Sometimes the work needs to be shown once and then removed. Sometimes it needs to be announced and then withdrawn. Sometimes it needs to exist in a half-state: not fully public, not fully private. Like a door that stays slightly open, just enough for air to move.
So I build teams, and I also test the limits of the team. Not because I enjoy control. But because the entire system of art depends on communication, on statements, captions, press releases, documentation, interviews, and I’m trying to see what remains when those things are unstable.
I’m trying to see if the work can still breathe when the megaphone is turned off.

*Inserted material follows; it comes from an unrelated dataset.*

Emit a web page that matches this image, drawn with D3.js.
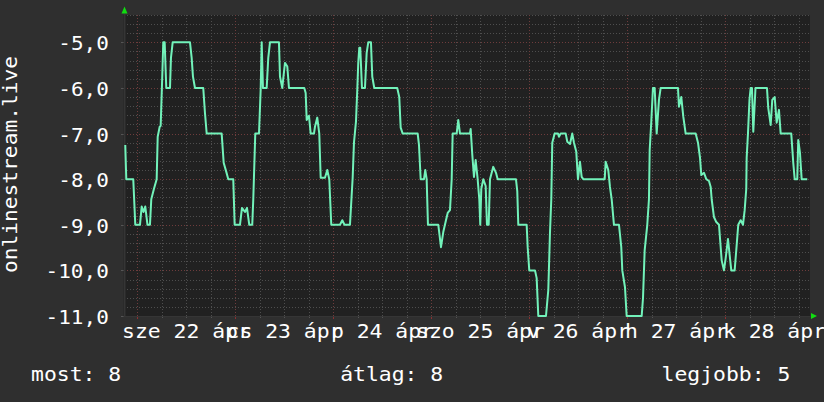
<!DOCTYPE html>
<html><head><meta charset="utf-8">
<script src="https://cdn.jsdelivr.net/npm/d3@7"></script>
<style>html,body{margin:0;padding:0;background:#2f2f2f;overflow:hidden}svg{display:block}</style>
</head><body><svg id="chart" width="824" height="402"></svg>
<script>
// ---- data ----
const baseDate = new Date(2015, 3, 22, 0, 0); // szerda, 22 ápr 2015 00:00
const windowHours = [-3.3, 164.7];            // visible time range, hours from baseDate
const hours = [-2.99,-2.74,-1.03,-0.54,0.61,1.03,1.47,1.91,2.45,3.06,3.38,4.04,4.70,4.95,5.44,5.68,6.07,6.32,6.66,7.05,7.96,8.20,8.62,12.86,13.27,13.59,14.08,16.11,16.53,16.95,20.62,21.11,21.75,22.24,23.46,23.80,25.10,25.59,26.33,26.82,27.38,28.11,28.36,28.85,29.76,30.17,30.42,30.73,31.64,32.03,32.45,34.65,34.90,35.46,36.12,36.69,37.10,40.85,41.19,41.44,42.00,42.42,43.22,43.47,44.03,44.52,44.87,45.92,46.48,46.97,47.46,49.59,50.16,50.69,52.04,52.70,53.02,53.51,53.83,54.07,54.32,54.56,54.98,55.71,56.13,56.52,57.18,57.50,57.99,63.62,64.11,64.46,64.95,68.62,68.94,69.36,70.16,70.48,70.82,71.14,73.67,74.33,74.89,75.55,75.97,76.53,76.95,77.19,78.17,78.56,78.98,81.43,81.60,81.99,82.41,82.82,83.31,83.71,83.95,84.20,84.69,85.27,85.59,86.01,86.33,87.13,87.80,88.21,92.69,93.01,93.26,95.31,95.56,95.95,97.35,97.76,98.16,100.04,100.61,101.02,101.34,101.58,102.17,102.98,103.22,103.64,104.87,105.26,105.92,106.48,106.90,107.46,107.88,108.37,108.78,109.18,114.42,114.66,115.30,115.71,116.13,116.69,117.92,118.48,118.73,119.39,119.80,123.48,123.80,124.21,124.85,125.26,125.44,125.83,126.24,126.66,127.15,127.71,128.13,132.37,132.61,133.18,133.67,134.25,136.70,137.27,137.76,138.08,138.74,139.30,139.96,140.38,140.62,141.18,141.75,142.41,143.07,143.63,144.05,144.61,145.42,146.25,146.64,147.13,147.72,148.29,148.70,149.09,149.19,149.51,149.88,150.17,150.49,150.81,151.35,151.79,154.16,154.48,155.07,155.46,156.05,156.54,157.10,157.52,160.11,160.60,160.95,161.58,161.82,162.24,162.66,164.03];
const values = [-7.25,-8,-8,-9,-9,-8.6,-8.72,-8.6,-9,-9,-8.44,-8.21,-8,-7.07,-6.85,-6.83,-5.75,-5,-5,-6,-6,-5.34,-5,-5,-5.34,-5.75,-6,-6,-6.55,-7,-7,-7.64,-7.84,-8,-8,-9,-9,-8.63,-8.72,-8.63,-9,-9,-8.44,-7,-7,-6.04,-5,-6,-6,-5.34,-5,-5,-5.75,-6,-5.45,-5.53,-6,-6,-6.11,-6.7,-6.61,-7,-7,-6.85,-6.65,-7,-7.97,-7.97,-7.8,-8,-9,-9,-8.9,-9,-9,-7.97,-7.2,-6.74,-6.04,-5.45,-5.12,-5.12,-6,-6,-5.23,-5,-5,-5.75,-6,-6,-6.2,-6.87,-7,-7,-7.25,-8,-8,-7.8,-8,-9,-9,-9.49,-9.16,-8.9,-8.74,-8.68,-8,-7,-7,-6.7,-7,-7,-6.9,-7.46,-7.95,-7.58,-8,-8.44,-9,-8.21,-8,-8.15,-9,-9,-8,-7.73,-7.86,-8,-8,-8.26,-9,-9,-9.49,-10,-10,-10.17,-11,-11,-10.43,-9.18,-8.44,-7.2,-7,-7,-7.07,-7,-7,-7.18,-7.23,-7,-7.2,-7.4,-8,-7.62,-7.95,-8,-8,-7.62,-7.8,-8.17,-8.44,-9,-9,-9.49,-10,-10.37,-11,-11,-10.61,-9.56,-9,-8.44,-7.36,-6.74,-6,-6,-7,-6.26,-6,-6,-6.41,-6.2,-6.63,-7,-7,-7.2,-7.53,-7.91,-7.86,-8,-8.04,-8.17,-8.44,-8.83,-8.94,-9,-9.78,-10,-9.73,-9.31,-10,-10,-9.56,-9,-8.9,-9,-8.68,-8.21,-7.53,-7,-6.26,-6,-6,-6.96,-6,-6,-6,-6.44,-6.81,-6.26,-6.2,-6.76,-6.48,-7,-7,-7.64,-8,-8,-7.14,-7.42,-8,-8];
const dayLabels = ["sze 22 ápr","cs 23 ápr","p 24 ápr","szo 25 ápr","v 26 ápr","h 27 ápr","k 28 ápr"];
const yTicks = [-5,-6,-7,-8,-9,-10,-11];
const yDomain = [-11, -4.4];
const seriesName = "onlinestream.live";
const legendLabels = ["most: 8", "átlag: 8", "legjobb: 5"];

// ---- drawing ----
const svg = d3.select("#chart");
const W = 824, H = 402;
const plot = {left: 124, right: 810, top: 15, bottom: 316};
const hAt = h => new Date(baseDate.getTime() + h * 3600e3);

const x = d3.scaleTime().domain(windowHours.map(hAt)).range([plot.left, plot.right]);
const y = d3.scaleLinear().domain(yDomain).range([plot.bottom, plot.top]);

const FONT = "'DejaVu Sans Mono', monospace";
const TXT = "#ffffff";

svg.append("rect").attr("width", W).attr("height", H).attr("fill", "#2f2f2f");
svg.append("rect").attr("x", plot.left - 1).attr("y", plot.top)
  .attr("width", plot.right - plot.left + 1).attr("height", plot.bottom - plot.top)
  .attr("fill", "#212121");

// grid
const g = svg.append("g");
const minorY = d3.range(0, 34).map(i => +(yDomain[0] + i * 0.2).toFixed(1)).filter(v => v <= yDomain[1] && Math.abs(v - Math.round(v)) > 1e-6);
const [t0, t1] = x.domain();
const sixH = d3.timeHour.every(6).range(t0, t1).filter(d => d.getHours() !== 0);
const days = d3.timeDay.range(t0, t1);
const minorC = "#4e4e4e", majorC = "#6e3c3c", dash = "1,2";

g.selectAll(".mh").data(minorY).join("line")
  .attr("x1", plot.left).attr("x2", plot.right)
  .attr("y1", d => Math.round(y(d)) + 0.5).attr("y2", d => Math.round(y(d)) + 0.5)
  .attr("stroke", minorC).attr("stroke-dasharray", dash);
g.selectAll(".mv").data(sixH).join("line")
  .attr("x1", d => Math.round(x(d)) + 0.5).attr("x2", d => Math.round(x(d)) + 0.5)
  .attr("y1", plot.top).attr("y2", plot.bottom)
  .attr("stroke", minorC).attr("stroke-dasharray", dash);
g.selectAll(".Mh").data(yTicks).join("line")
  .attr("x1", plot.left).attr("x2", plot.right)
  .attr("y1", d => Math.round(y(d)) + 0.5).attr("y2", d => Math.round(y(d)) + 0.5)
  .attr("stroke", majorC).attr("stroke-dasharray", dash);
g.selectAll(".Mv").data(days).join("line")
  .attr("x1", d => Math.round(x(d)) + 0.5).attr("x2", d => Math.round(x(d)) + 0.5)
  .attr("y1", plot.top).attr("y2", plot.bottom)
  .attr("stroke", majorC).attr("stroke-dasharray", dash);

// tick marks
g.selectAll(".tx").data(sixH).join("line")
  .attr("x1", d => Math.round(x(d)) + 0.5).attr("x2", d => Math.round(x(d)) + 0.5)
  .attr("y1", plot.bottom).attr("y2", plot.bottom + 2).attr("stroke", "#555");
g.selectAll(".tX").data(days).join("line")
  .attr("x1", d => Math.round(x(d)) + 0.5).attr("x2", d => Math.round(x(d)) + 0.5)
  .attr("y1", plot.bottom).attr("y2", plot.bottom + 3).attr("stroke", "#8a3030");
g.selectAll(".ty").data(yTicks).join("line")
  .attr("x1", plot.left - 3).attr("x2", plot.left)
  .attr("y1", d => Math.round(y(d)) + 0.5).attr("y2", d => Math.round(y(d)) + 0.5)
  .attr("stroke", "#555");

// axes lines
svg.append("line").attr("x1", plot.left + 0.5).attr("x2", plot.left + 0.5)
  .attr("y1", plot.top - 2).attr("y2", plot.bottom + 1).attr("stroke", "#353535").attr("stroke-width", 2);
svg.append("line").attr("x1", plot.left).attr("x2", plot.right + 1)
  .attr("y1", plot.bottom + 0.5).attr("y2", plot.bottom + 0.5).attr("stroke", "#353535");

// arrows
svg.append("path").attr("d", `M${plot.left - 2.5},${plot.top - 1.5} L${plot.left + 3.5},${plot.top - 1.5} L${plot.left + 0.5},${plot.top - 8.5} Z`).attr("fill", "#11dd11");
svg.append("path").attr("d", `M${plot.right + 1},${plot.bottom - 3} L${plot.right + 1},${plot.bottom + 3} L${plot.right + 7},${plot.bottom} Z`).attr("fill", "#11dd11");

// series line
const pts = hours.map((h, i) => [hAt(h), values[i]]);
svg.append("path").datum(pts)
  .attr("fill", "none").attr("stroke", "#72f2ba").attr("stroke-width", 2)
  .attr("stroke-linejoin", "round")
  .attr("d", d3.line().x(d => x(d[0])).y(d => y(d[1])));

// text helper
function label(px, py, str, anchor, sx, rot) {
  svg.append("text")
    .attr("transform", `translate(${px},${py})` + (rot ? ` rotate(${rot})` : "") + ` scale(${sx},1)`)
    .attr("text-anchor", anchor)
    .attr("font-family", FONT).attr("font-size", 20).attr("fill", TXT)
    .text(str);
}

// y labels
const fmt = d3.formatLocale({decimal: ",", thousands: " ", grouping: [3], currency: ["", ""], minus: "-"}).format(".1f");
yTicks.forEach(v => label(108.8, Math.round(y(v)) + 7.5, fmt(v), "end", 1.05));

// x labels, centred at noon of each day
dayLabels.forEach((s, i) => label(x(hAt(12 + 24 * i)), 338, s, "middle", 1.07));

// title
label(16.7, 164.5, seriesName, "middle", 1.06, -90);

// legend
label(31, 380.5, legendLabels[0], "start", 1.07);
label(340.2, 380.5, legendLabels[1], "start", 1.07);
label(661.5, 380.5, legendLabels[2], "start", 1.07);
</script></body></html>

Sometimes I think of myself as an artist who makes entrances, not monuments.
A monument wants to be permanent. It wants to say, “I will always be here.”
An entrance can be closed. An entrance can move. An entrance can disappear.
My accounts are entrances. My teams are entrances. My projects are entrances. And I close them when I feel the space behind them is being invaded, misunderstood, or turned into a product.
If you look for me and you can’t find me, it doesn’t mean I stopped making work. It might mean I’m closer to the work than ever.
It might mean I’m protecting it.
It might mean I’m protecting myself.
Because I’m still learning, since 2021, since the beginning, how to be an artist in a world that demands constant proof of existence. I’m still learning how to share without being swallowed. I’m still learning how to communicate without being captured.
So yes: I create accounts and I disappear. I create teams and I undo them. I announce and I retract. I approach and I retreat. I appear and I vanish.
This is not a branding strategy. This is a spiritual rhythm.
This is how I survive the gaze.
This is how I keep my work from becoming a performance of obedience.
This is how I keep my identity from being simplified into something easy for others to hold.
I don’t disappear because I have nothing to say.
I disappear because what I’m trying to say can’t always live in a place that never stops talking.
And when I return, when I choose to return, I return with the same question that has been with me since 2021:
Can the work still be real if I refuse to be constantly seen?